How much does a suppressor shift point of impact?
Expect 1-3 MOA of shift in any direction. Re-zero with the suppressor installed. Some rifles shift less than 1 MOA. Some shift more. Measure it – do not guess.
Does a suppressor help with doubles on single coyotes, or only pairs?
Pairs are the primary application. A single called coyote that is hit cleanly does not require a second shot. Where suppression helps with singles is on missed shots – the animal may not immediately bolt, giving you a second firing solution. That is a secondary benefit, not the primary reason to run a suppressor.
Is suppressed predator hunting legal in Canada?
Suppressor ownership and hunting use varies by province. Several provinces permit it; others restrict suppressor ownership entirely. Check your specific provincial regulations before hunting suppressed. This is not a gray area – confirm it in writing.

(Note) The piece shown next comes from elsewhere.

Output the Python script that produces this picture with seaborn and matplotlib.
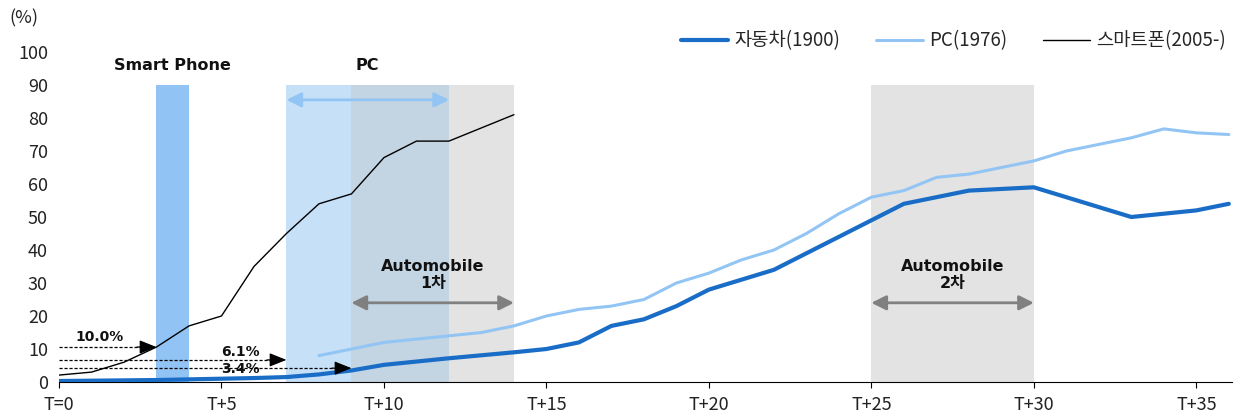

Does the suppressor affect calling – does it change how you handle the rifle near electronic callers?
No effect on calling itself. The only practical consideration is muzzle direction near the caller – a suppressed shot still produces enough blast at close range to potentially damage an electronic caller placed directly in front of the muzzle. Keep the caller positioned to the side, not in the muzzle’s direct path.
Conclusion
- Re-zero your rifle with the suppressor installed before hunting – everything else depends on that.
- Confirm your suppressor mount torque before every hunt, not just the first one.
- Run the caliber that fits your range and pelt requirements – the suppressor works with all three common predator calibers.
- Do not expect silence – expect acoustic ambiguity, which is the actual advantage.
- Work the near animal first on a pair and transition immediately – the window is short.
- Keep stands spaced to take advantage of reduced area education – the compounding benefit builds across a full season.
- Verify suppressed hunting is legal in your jurisdiction before you go.